The project had raised a total of roughly $50 million across multiple funding rounds, including a $20 million round in January 2025 co-led by Pantera Capital and Jump Crypto at a $1.1 billion fully diluted valuation. Angel investors include Sandeep Nailwal, co-founder of Polygon, and Yat Siu, chairman of Animoca Brands. The protocol was founded by Terence Kwok, who is also the individual who had issued no public statement as of publication, a notable silence from a project with this level of institutional backing and a mainnet launched only three weeks prior.

Token Metrics and Upcoming Pressure

H token had reached an all-time high of $0.848 on June 1 to 2, giving the project a fully diluted valuation of approximately $1.05 billion at that price. The circulating supply at the time of the attack was roughly 1.825 billion tokens out of a total supply of 10 billion, placing the pre-exploit circulating market cap at an estimated $297 million. Following the exploit, those circulating tokens collapsed in value as the price dropped to $0.052, effectively erasing nearly the entire pre-exploit baseline in a single session.

Adding further pressure: a scheduled token unlock on June 25, 2026 will release 266 million H tokens, worth approximately $28 million at pre-exploit prices, to the Ecosystem Fund. With confidence shaken and the price still depressed, that unlock represents a significant near-term supply event that the market will be watching closely.

Regional Stakes Are High

This incident carries particular weight in South Asia and sub-Saharan Africa, two regions where decentralized identity systems are not just a Web3 experiment but a potential alternative to bureaucratic and exclusionary ID infrastructure. For populations in Nigeria, Kenya, India, and Pakistan with inconsistent access to formal government verification, protocols like Humanity Protocol represent a meaningful path to financial and civic participation.
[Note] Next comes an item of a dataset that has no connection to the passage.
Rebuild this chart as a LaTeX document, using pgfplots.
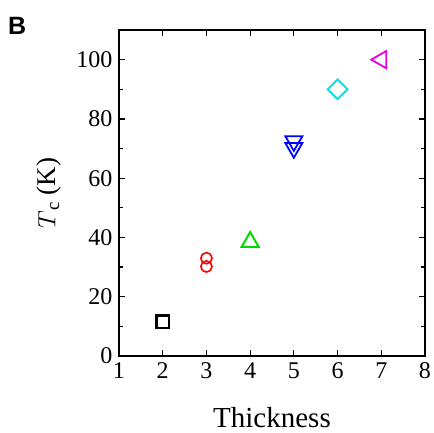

The blockchain identity management market in Africa is projected to reach $290 million in 2026, and India's segment is estimated at $100 million, according to Fortune Business Insights.
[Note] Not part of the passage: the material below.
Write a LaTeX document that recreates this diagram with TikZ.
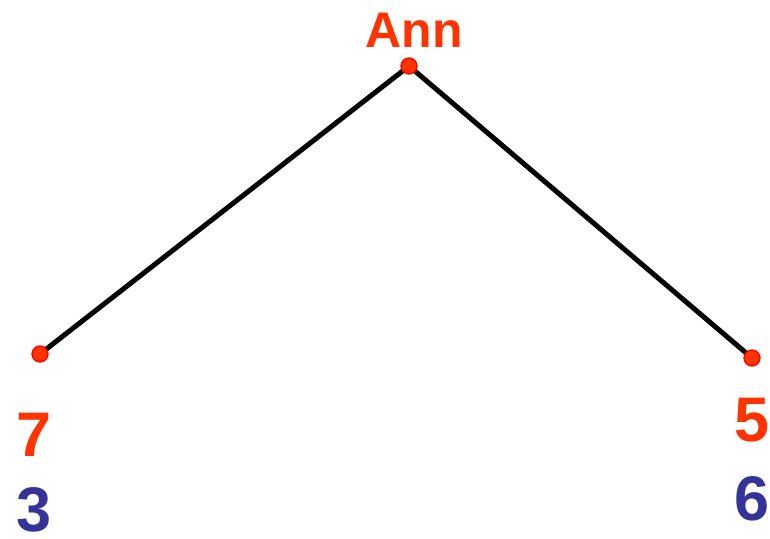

A high-profile collapse of a $1 billion identity protocol could slow institutional and developer confidence in these markets at a critical moment of growth.
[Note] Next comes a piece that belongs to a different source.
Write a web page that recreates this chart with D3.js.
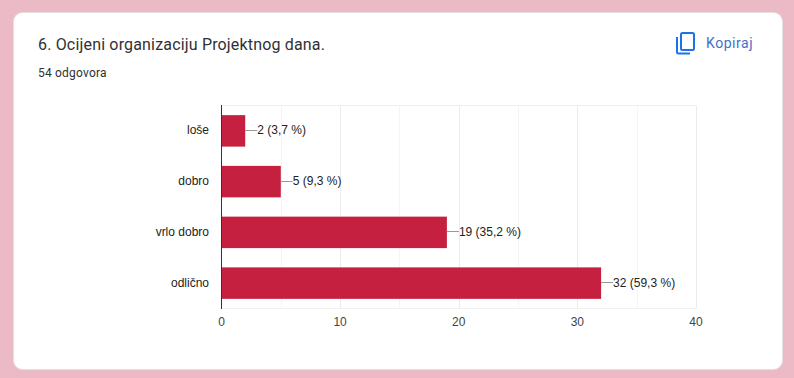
<!DOCTYPE html>
<html><head><meta charset="utf-8">
<script src="https://cdn.jsdelivr.net/npm/d3@7"></script>
<style>
html,body{margin:0;padding:0;background:#ecbac6;}
svg{display:block;}
</style></head><body><div id="c"></div>
<script>
const categories = ["loše","dobro","vrlo dobro","odlično"];
const counts = [2,5,19,32];
const percents = ["3,7","9,3","35,2","59,3"];
const majorTicks = [0,10,20,30,40];
const minorTicks = [5,15,25,35];
const titleText = "6. Ocijeni organizaciju Projektnog dana.";
const subtitleText = "54 odgovora";
const copyText = "Kopiraj";

const svg = d3.select("#c").append("svg").attr("width",794).attr("height",378);
svg.append("rect").attr("x",13.5).attr("y",12.5).attr("width",769).attr("height",357).attr("rx",9)
  .attr("fill","#fff").attr("stroke","#e6dfe1");
svg.append("text").attr("x",38).attr("y",50).text(titleText)
  .attr("font-family","Roboto").attr("font-size",16).attr("letter-spacing",0.17).attr("fill","#303134");
svg.append("text").attr("x",38).attr("y",77).text(subtitleText)
  .attr("font-family","Roboto").attr("font-size",12).attr("letter-spacing",0.2).attr("fill","#303134");

// copy icon
const ic = svg.append("g").attr("transform","translate(673,29)").attr("fill","none").attr("stroke","#1a73e8").attr("stroke-width",2);
ic.append("rect").attr("x",8).attr("y",4).attr("width",13).attr("height",17).attr("rx",1.5);
ic.append("path").attr("d","M4 8V23a1.5 1.5 0 0 0 1.5 1.5H17");
svg.append("text").attr("x",706).attr("y",48).text(copyText)
  .attr("font-family","Roboto").attr("font-weight",400).attr("font-size",14).attr("letter-spacing",0.55).attr("fill","#3d72c9");

const x = d3.scaleLinear().domain([0,40]).range([221.5,696]);
const y = d3.scaleBand().domain(categories).range([105.5,308.5]).paddingInner(0.38).paddingOuter(0.19);

const g = svg.append("g");
g.selectAll("line.minor").data(minorTicks).join("line").attr("class","minor")
  .attr("x1",d=>Math.round(x(d))+.5).attr("x2",d=>Math.round(x(d))+.5).attr("y1",105).attr("y2",308).attr("stroke","#f5f5f5");
g.selectAll("line.major").data(majorTicks.slice(1)).join("line").attr("class","major")
  .attr("x1",d=>Math.round(x(d))+.5).attr("x2",d=>Math.round(x(d))+.5).attr("y1",105).attr("y2",308).attr("stroke","#ebebeb");
g.append("line").attr("x1",221).attr("x2",697).attr("y1",105.5).attr("y2",105.5).attr("stroke","#f0f0f0");
g.append("line").attr("x1",221).attr("x2",697).attr("y1",308.5).attr("y2",308.5).attr("stroke","#f0f0f0");

g.selectAll("rect.bar").data(counts).join("rect").attr("class","bar")
  .attr("x",x(0)).attr("y",(d,i)=>y(categories[i])).attr("width",d=>x(d)-x(0)).attr("height",y.bandwidth()).attr("fill","#c5203f");

g.append("line").attr("x1",221.5).attr("x2",221.5).attr("y1",105).attr("y2",309).attr("stroke","#333");

// leader lines & labels
g.selectAll("line.lead").data(counts).join("line").attr("class","lead")
  .attr("x1",d=>x(d)).attr("x2",d=>x(d)+12)
  .attr("y1",(d,i)=>Math.round(y(categories[i])+y.bandwidth()/2)-.5).attr("y2",(d,i)=>Math.round(y(categories[i])+y.bandwidth()/2)-.5)
  .attr("stroke","#999");
g.selectAll("text.val").data(counts).join("text").attr("class","val")
  .attr("x",d=>x(d)+12).attr("y",(d,i)=>y(categories[i])+y.bandwidth()/2+3.5)
  .text((d,i)=>`${d} (${percents[i]} %)`)
  .attr("font-family","Liberation Sans, Arial").attr("font-size",12).attr("fill","#222");
g.selectAll("text.cat").data(categories).join("text").attr("class","cat")
  .attr("x",209).attr("y",d=>y(d)+y.bandwidth()/2+3.5).attr("text-anchor","end").text(d=>d)
  .attr("font-family","Liberation Sans, Arial").attr("font-size",12).attr("fill","#222");
g.selectAll("text.tick").data(majorTicks).join("text").attr("class","tick")
  .attr("x",d=>x(d)).attr("y",326).attr("text-anchor","middle").text(d=>d)
  .attr("font-family","Liberation Sans, Arial").attr("font-size",12).attr("fill","#444");
</script></body></html>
Sandeep Nailwal's involvement as an angel investor means the incident will get significant attention across the South Asian Web3 community, given his standing as one of India's most prominent blockchain figures and his technical link to the underlying Polygon infrastructure.

Users across Southeast Asia and the Middle East who participated in Humanity Protocol's airdrop program through OKX Wallet also face direct losses on their H holdings.

Any developer or organization in these regions that has integrated Humanity Protocol's PoH verification tools or Verifiable Credentials infrastructure should treat those integrations as high-risk until the attack vector is publicly disclosed and patched.

What Comes Next

This exploit lands inside an already brutal stretch for decentralized finance security. More than $840 million has been lost across 47 or more DeFi incidents through May 2026, with April alone accounting for $629 million, the worst single month on record. Industry tracking data estimates that approximately 76 percent of 2026 crypto losses are attributable to North Korean-linked actors, a sobering backdrop against which each new incident is now assessed.

Humanity Protocol's $32 million loss adds to that total and renews questions about security readiness for protocols in early mainnet stages.

Among the most pressing unresolved issues is the silence from the project's leadership. No acknowledgment of the breach, technical post-mortem, or recovery plan has appeared on official channels as of publication. Until those communications appear, users and developers should treat all protocol interactions as carrying unresolved risk.